- **Prompt**: Locate the string "draw" in the listing below. Copy every line where it is found.

-------- Extracted entries

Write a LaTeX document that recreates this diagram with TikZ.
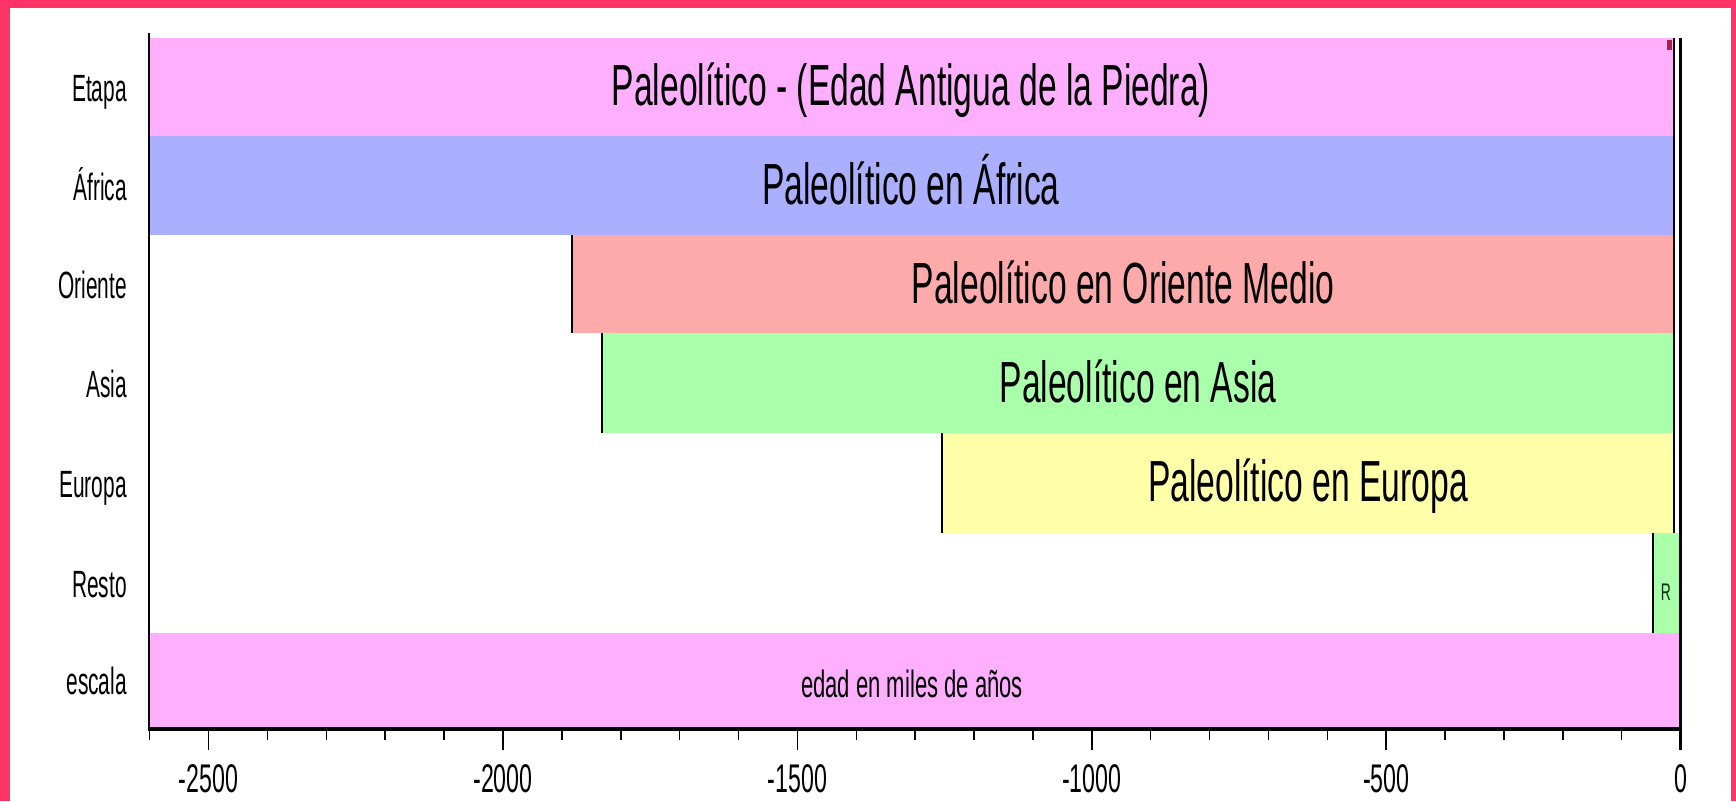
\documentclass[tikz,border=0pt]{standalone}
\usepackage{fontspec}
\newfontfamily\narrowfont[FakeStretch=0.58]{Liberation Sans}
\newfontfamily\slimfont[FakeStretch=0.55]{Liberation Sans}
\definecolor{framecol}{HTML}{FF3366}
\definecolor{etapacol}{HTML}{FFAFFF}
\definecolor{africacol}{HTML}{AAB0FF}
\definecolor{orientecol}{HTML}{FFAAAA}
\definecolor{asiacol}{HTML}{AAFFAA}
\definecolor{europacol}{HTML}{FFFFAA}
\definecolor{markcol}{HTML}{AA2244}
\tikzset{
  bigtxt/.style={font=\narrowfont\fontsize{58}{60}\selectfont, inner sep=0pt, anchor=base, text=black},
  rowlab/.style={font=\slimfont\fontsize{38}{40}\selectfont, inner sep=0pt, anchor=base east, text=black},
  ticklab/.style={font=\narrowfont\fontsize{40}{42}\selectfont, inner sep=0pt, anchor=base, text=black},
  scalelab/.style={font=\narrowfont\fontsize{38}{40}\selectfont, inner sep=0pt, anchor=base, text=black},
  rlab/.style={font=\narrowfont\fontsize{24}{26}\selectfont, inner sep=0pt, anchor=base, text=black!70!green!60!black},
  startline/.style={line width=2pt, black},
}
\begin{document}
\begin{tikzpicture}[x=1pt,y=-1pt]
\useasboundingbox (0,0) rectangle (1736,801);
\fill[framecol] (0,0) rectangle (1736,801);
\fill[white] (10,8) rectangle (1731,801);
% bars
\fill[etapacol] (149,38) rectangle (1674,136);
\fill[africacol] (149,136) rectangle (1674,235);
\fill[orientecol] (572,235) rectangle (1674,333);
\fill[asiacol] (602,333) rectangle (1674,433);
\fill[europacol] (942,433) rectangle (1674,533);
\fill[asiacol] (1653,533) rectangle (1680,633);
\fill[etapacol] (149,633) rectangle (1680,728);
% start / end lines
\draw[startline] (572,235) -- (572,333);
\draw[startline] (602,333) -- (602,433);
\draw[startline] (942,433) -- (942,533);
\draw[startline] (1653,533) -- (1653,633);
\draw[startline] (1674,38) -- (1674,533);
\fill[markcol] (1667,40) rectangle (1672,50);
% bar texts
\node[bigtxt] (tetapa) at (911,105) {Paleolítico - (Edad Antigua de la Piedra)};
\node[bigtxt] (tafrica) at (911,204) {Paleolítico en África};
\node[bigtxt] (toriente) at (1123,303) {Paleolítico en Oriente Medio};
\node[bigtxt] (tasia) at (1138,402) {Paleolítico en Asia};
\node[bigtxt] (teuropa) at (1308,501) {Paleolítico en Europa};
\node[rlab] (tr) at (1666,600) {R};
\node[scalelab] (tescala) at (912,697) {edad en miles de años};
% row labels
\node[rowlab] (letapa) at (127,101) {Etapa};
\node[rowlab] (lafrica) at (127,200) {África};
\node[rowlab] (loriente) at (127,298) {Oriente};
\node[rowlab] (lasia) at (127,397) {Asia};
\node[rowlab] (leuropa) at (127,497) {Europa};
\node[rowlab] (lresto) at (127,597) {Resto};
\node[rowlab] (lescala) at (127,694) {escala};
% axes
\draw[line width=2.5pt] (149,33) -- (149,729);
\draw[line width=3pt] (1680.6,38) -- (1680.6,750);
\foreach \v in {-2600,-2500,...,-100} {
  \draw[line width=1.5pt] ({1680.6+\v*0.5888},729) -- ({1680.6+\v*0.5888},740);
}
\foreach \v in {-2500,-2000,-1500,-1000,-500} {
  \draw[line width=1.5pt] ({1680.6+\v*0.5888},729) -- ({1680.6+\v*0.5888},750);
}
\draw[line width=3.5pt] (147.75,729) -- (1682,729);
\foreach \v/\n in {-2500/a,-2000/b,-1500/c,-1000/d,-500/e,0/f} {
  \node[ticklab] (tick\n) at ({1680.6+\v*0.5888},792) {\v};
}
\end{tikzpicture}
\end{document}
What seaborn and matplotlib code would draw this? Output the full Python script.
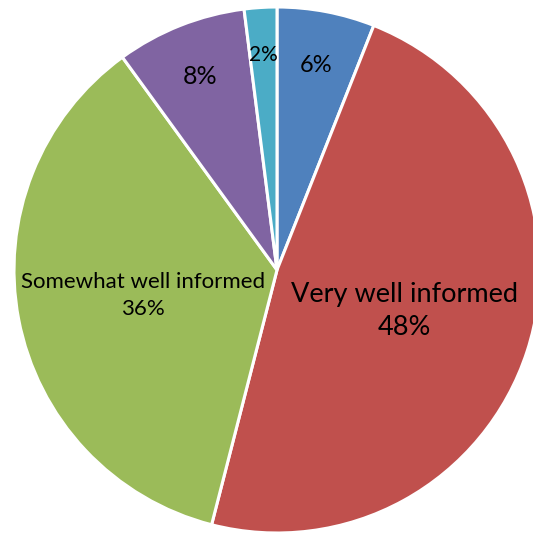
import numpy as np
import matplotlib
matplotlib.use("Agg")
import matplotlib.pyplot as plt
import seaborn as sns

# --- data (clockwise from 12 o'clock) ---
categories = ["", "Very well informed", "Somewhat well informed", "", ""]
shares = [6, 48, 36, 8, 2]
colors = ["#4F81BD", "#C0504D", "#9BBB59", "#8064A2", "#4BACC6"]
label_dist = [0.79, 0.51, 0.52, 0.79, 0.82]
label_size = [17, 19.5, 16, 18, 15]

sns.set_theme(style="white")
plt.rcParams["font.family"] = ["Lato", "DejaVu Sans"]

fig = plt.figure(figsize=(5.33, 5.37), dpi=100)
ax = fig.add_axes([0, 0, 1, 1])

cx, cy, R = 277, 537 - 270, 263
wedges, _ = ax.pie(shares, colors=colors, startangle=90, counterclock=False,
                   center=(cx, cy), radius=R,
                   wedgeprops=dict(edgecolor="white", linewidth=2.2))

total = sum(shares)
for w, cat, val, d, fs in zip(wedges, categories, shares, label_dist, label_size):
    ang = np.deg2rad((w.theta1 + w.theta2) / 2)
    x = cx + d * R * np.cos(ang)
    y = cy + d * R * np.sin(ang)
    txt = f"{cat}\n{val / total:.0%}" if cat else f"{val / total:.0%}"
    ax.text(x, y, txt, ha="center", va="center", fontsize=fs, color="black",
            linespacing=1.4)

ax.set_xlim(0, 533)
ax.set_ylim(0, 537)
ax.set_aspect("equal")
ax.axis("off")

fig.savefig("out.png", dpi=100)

----------------

- **Response to this task**:
\draw[startline] (572,235) -- (572,333);
\draw[startline] (602,333) -- (602,433);
\draw[startline] (942,433) -- (942,533);
\draw[startline] (1653,533) -- (1653,633);
\draw[startline] (1674,38) -- (1674,533);
\draw[line width=2.5pt] (149,33) -- (149,729);
\draw[line width=3pt] (1680.6,38) -- (1680.6,750);
  \draw[line width=1.5pt] ({1680.6+\v*0.5888},729) -- ({1680.6+\v*0.5888},740);
  \draw[line width=1.5pt] ({1680.6+\v*0.5888},729) -- ({1680.6+\v*0.5888},750);
\draw[line width=3.5pt] (147.75,729) -- (1682,729);
What seaborn and matplotlib code would draw this? Output the full Python script.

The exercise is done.